Quem não tem alguma queixa sobre um atendimento
desumano por parte de um médico? Quem não tem
alguma reclamação a fazer sobre a falta de ética
de um advogado? Quem não tem desilusão com o
procedimento de algum pedagogo? E assim por
diante, pois a lista de profissões é extensa.
Estamos deixando claro que não se trata de
todos, mas de alguns, pois não cabe nesta
análise nenhuma generalização.
Quando compreendermos que o trabalho, e qualquer
ocupação útil recebe essa classificação por
parte dos Espíritos Superiores em O Livro dos
Espíritos (questão 675), é oportunidade
constante de aprendizado e não de demonstrar
conhecimento e exercer autoridade sobre os
outros, e que servir a Deus na construção do bem
comum é estar de acordo com a lei divina, então,
quando tivermos essa compreensão, a
responsabilidade profissional, a conduta ética e
o comprometimento com a vida farão do diploma
uma ficha de serviço abençoada pela luz do amor.

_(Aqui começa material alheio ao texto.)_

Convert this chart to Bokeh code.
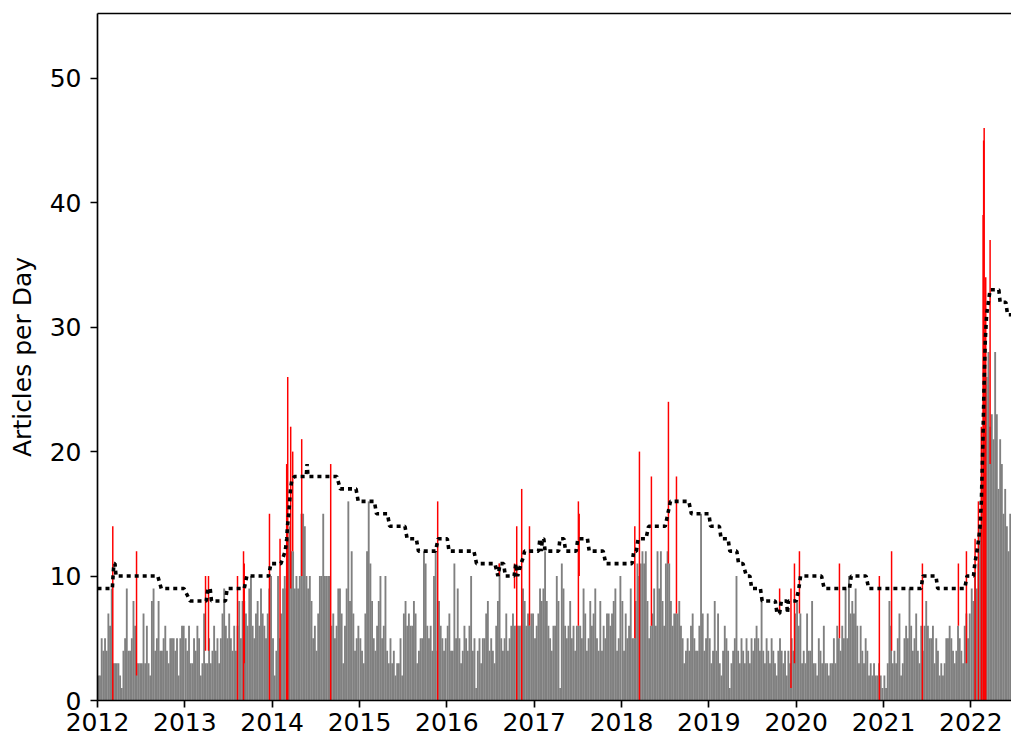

Servir ao próximo com o lema “amai-vos uns aos
outros”, ensinado e exemplificado pelo Mestre
Jesus, deve ser a nossa distinção no exercício
profissional.
A lição
É André Luiz quem nos dá ensejo para uma
reflexão final, ao comentar, após as colocações
de Clarêncio: “Fiquei atônito. Não conhecia
tais noções de responsabilidade profissional.

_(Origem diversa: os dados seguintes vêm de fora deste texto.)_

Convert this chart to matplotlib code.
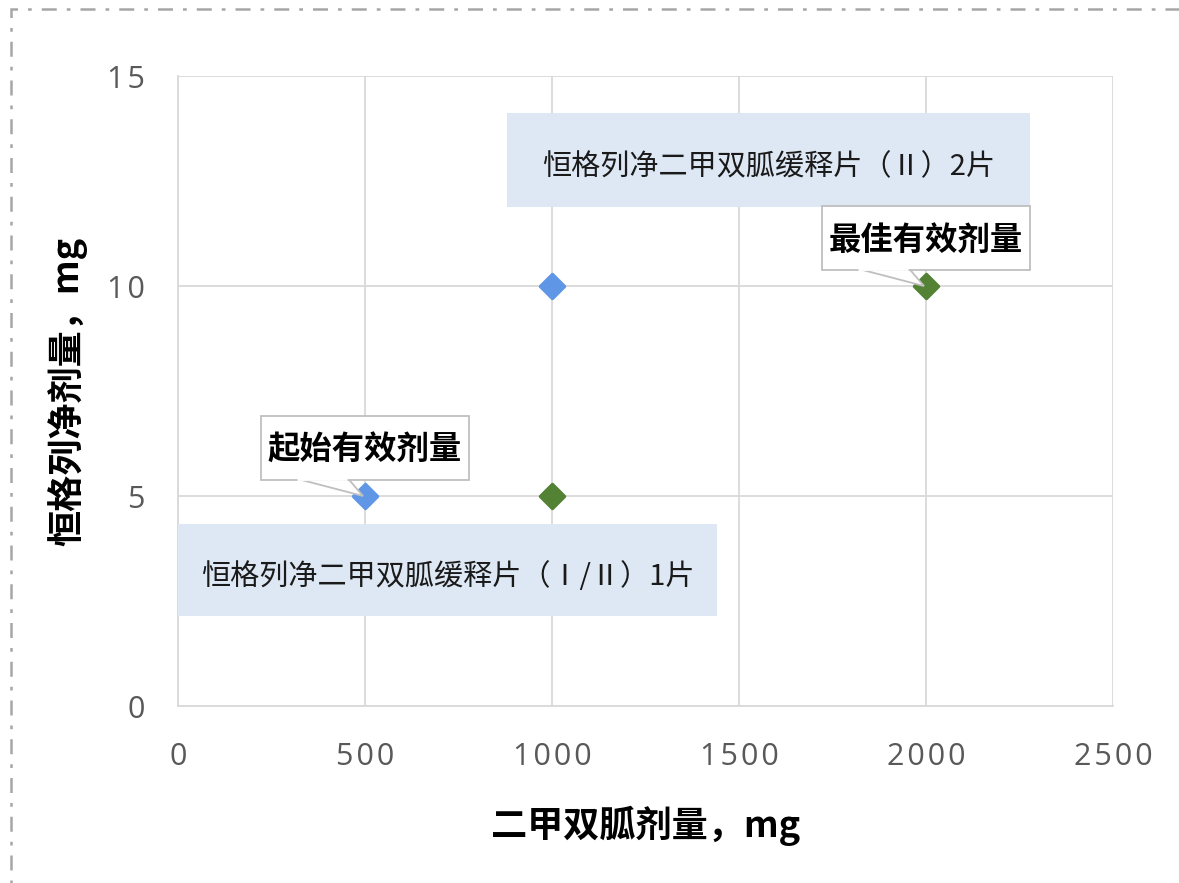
import matplotlib
matplotlib.use("Agg")
import matplotlib.pyplot as plt
from matplotlib.patches import Rectangle, Polygon
from matplotlib._enums import JoinStyle

plt.rcParams['font.family'] = ['Noto Sans CJK SC', 'DejaVu Sans']

# data
metformin_blue = [500, 1000]
empa_blue = [5, 10]
metformin_green = [1000, 2000]
empa_green = [5, 10]
x_ticks = [0, 500, 1000, 1500, 2000, 2500]
y_ticks = [0, 5, 10, 15]
x_label = "二甲双胍剂量，mg"
y_label = "恒格列净剂量，mg"
label_box1 = "恒格列净二甲双胍缓释片（Ⅰ/Ⅱ）1片"
label_box2 = "恒格列净二甲双胍缓释片（Ⅱ）2片"
callout_start = "起始有效剂量"
callout_best = "最佳有效剂量"

W, H = 1179, 883
fig = plt.figure(figsize=(W/100, H/100), dpi=100)
ax = fig.add_axes([178/W, 1-706/H, (1113-178)/W, (706-76)/H])

ax.set_xlim(0, 2500)
ax.set_ylim(0, 15)
ax.set_xticks(x_ticks)
ax.set_yticks(y_ticks)
spaced = lambda v: "\u200a".join(str(v))
ax.set_xticklabels([spaced(t) for t in x_ticks])
ax.set_yticklabels([spaced(t) for t in y_ticks])
ax.grid(True, color='#D9D9D9', lw=1.3)
ax.set_axisbelow(True)
for s in ['top', 'right']:
    ax.spines[s].set_visible(False)
ax.spines['left'].set_color('#D9D9D9')
ax.spines['bottom'].set_color('#D9D9D9')
ax.spines['left'].set_linewidth(1.3)
ax.spines['bottom'].set_linewidth(1.3)
ax.tick_params(length=0, labelsize=22, labelcolor='#595959')
ax.tick_params(axis='x', pad=26)
ax.tick_params(axis='y', pad=24)
for lab in ax.get_xticklabels() + ax.get_yticklabels():
    lab.set_fontfamily(['Open Sans', 'DejaVu Sans'])

ax.set_xlabel(x_label, fontsize=26, fontweight='bold', labelpad=24)
ax.set_ylabel(y_label, fontsize=26, fontweight='bold', labelpad=14)

blue = '#5F97E6'
green = '#548235'
ax.plot(metformin_blue, empa_blue, ls='none', marker='D', ms=12.5, color=blue,
        mec=blue, mew=2.5, zorder=5)
ax.plot(metformin_green, empa_green, ls='none', marker='D', ms=12.5, color=green,
        mec=green, mew=2.5, zorder=5)
for ln in ax.lines:
    ln._marker._joinstyle = JoinStyle.round

# light blue label boxes (axes-fraction placement)
def axfrac(px, py):
    return ((px-178)/(1113-178), (706-py)/(706-76))

def blue_box(x0, y0, x1, y1, text, text_dy=7):
    a0 = axfrac(x0, y1)
    a1 = axfrac(x1, y0)
    ax.add_patch(Rectangle(a0, a1[0]-a0[0], a1[1]-a0[1], transform=ax.transAxes,
                           facecolor='#DEE8F4', edgecolor='none', zorder=3, clip_on=False))
    tpos = axfrac((x0+x1)/2, (y0+y1)/2 + text_dy)
    ax.text(tpos[0], tpos[1], text, transform=ax.transAxes,
            ha='center', va='center', fontsize=21, color='#1a1a1a', zorder=4)

blue_box(178, 524, 717, 616, label_box1)
blue_box(507, 113, 1030, 207, label_box2)

# callouts
def callout(xd, yd, text, dy=48, w=208, h=63, base=(-69, -17)):
    px, py = ax.transData.transform((xd, yd))
    cx, cy = px, py + dy
    bottom = cy - h/2
    tri = [(px + base[0], bottom + 1), (px - 2, py), (px + base[1], bottom + 1)]
    inv = fig.transFigure.inverted()
    tri_f = [inv.transform(p) for p in tri]
    fig.patches.append(Polygon(tri_f, closed=False, transform=fig.transFigure,
                               facecolor='white', edgecolor='#BFBFBF', lw=1.3, zorder=6))
    x0f, y0f = inv.transform((cx - w/2, bottom))
    x1f, y1f = inv.transform((cx + w/2, bottom + h))
    fig.patches.append(Rectangle((x0f, y0f), x1f-x0f, y1f-y0f, transform=fig.transFigure,
                                 facecolor='white', edgecolor='#BFBFBF', lw=1.3, zorder=7))
    fig.patches.append(Polygon([inv.transform((px + base[0] + 1, bottom + 0.5)),
                                inv.transform((px + base[1] - 1, bottom + 0.5))],
                               closed=False, transform=fig.transFigure,
                               edgecolor='white', lw=2, zorder=8))
    tx, ty = inv.transform((cx, cy - 2))
    fig.text(tx, ty, text, ha='center', va='center', fontsize=23.3, fontweight='bold',
             color='black', zorder=9)

callout(metformin_blue[0], empa_blue[0], callout_start)
callout(metformin_green[1], empa_green[1], callout_best)

# outer dash-dot border
fig.patches.append(Rectangle((11/W, -0.05), 1.2, (H-9)/H + 0.05, transform=fig.transFigure,
                             fill=False, edgecolor='#A6A6A6', lw=1.8,
                             linestyle=(0, (6, 4, 1.5, 4))))

fig.savefig('out.png', dpi=100)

Assombrava-me a interpretação do título
acadêmico, reduzido à ficha de ingresso em zonas
de trabalho para cooperação ativa com o Senhor
Supremo”.
Esse pensamento de André Luiz surge depois que o
ministro Clarêncio faz uma série de
considerações sobre a profissão médica, as quais
podemos resumir no seguinte:
“Meu irmão recebeu uma ficha de médico. Penetrou
o templo da medicina, mas sua ação, lá dentro,
não se verificou em normas que me autorizem a
endossar seus atuais desejos. (...) Como
reconhece agora, o médico não pode estacionar em
diagnósticos e terminologias. Há que penetrar a
alma, sondar-lhe as profundezas. Muitos
profissionais da Medicina, no planeta, são
prisioneiros das salas acadêmicas, porque a
vaidade lhes roubou a chave do cárcere. Raros
conseguem atravessar o pântano dos interesses
inferiores, sobrepor-se a preconceitos comuns
(...)”.
Lembremos que essas palavras são aplicáveis a
qualquer profissão.
Justo refletirmos com profundidade sobre o que
fazemos com nossos títulos acadêmicos, pois,
repetindo o escritor Pedro de Camargo
(Vinicius), “não é de conhecimento que
precisam os homens da atualidade, responsáveis
pela situação aflitiva dos dias que correm: é de
sentimento”.
É por tudo isso que damos razão a J. Herculano
Pires, quando, estudando sobre a questão das
provas e títulos acadêmicos, mostra que, diante
da doutrina espírita, a prática, o fazer, deve
ser sobretudo moral, e que isso depende
inteiramente da capacidade do educando de
aplicar o conhecimento adquirido e não de
ostentar esse ou aquele diploma.
Pense nisso!
Bibliografia:
Nosso Lar.
André Luiz/Chico Xavier. FEB.
O Livro dos Espíritos.
Allan Kardec. Feesp.
O Mestre na Educação.
Pedro de Camargo (Vinícius). FEB.
Pedagogia Espírita.
J. Herculano Pires. Edicel.
Marcus De Mario é escritor, educador, faz parte
do Grupo Espírita Seara de Luz, e é programador
e apresentador da Rádio Rio de Janeiro.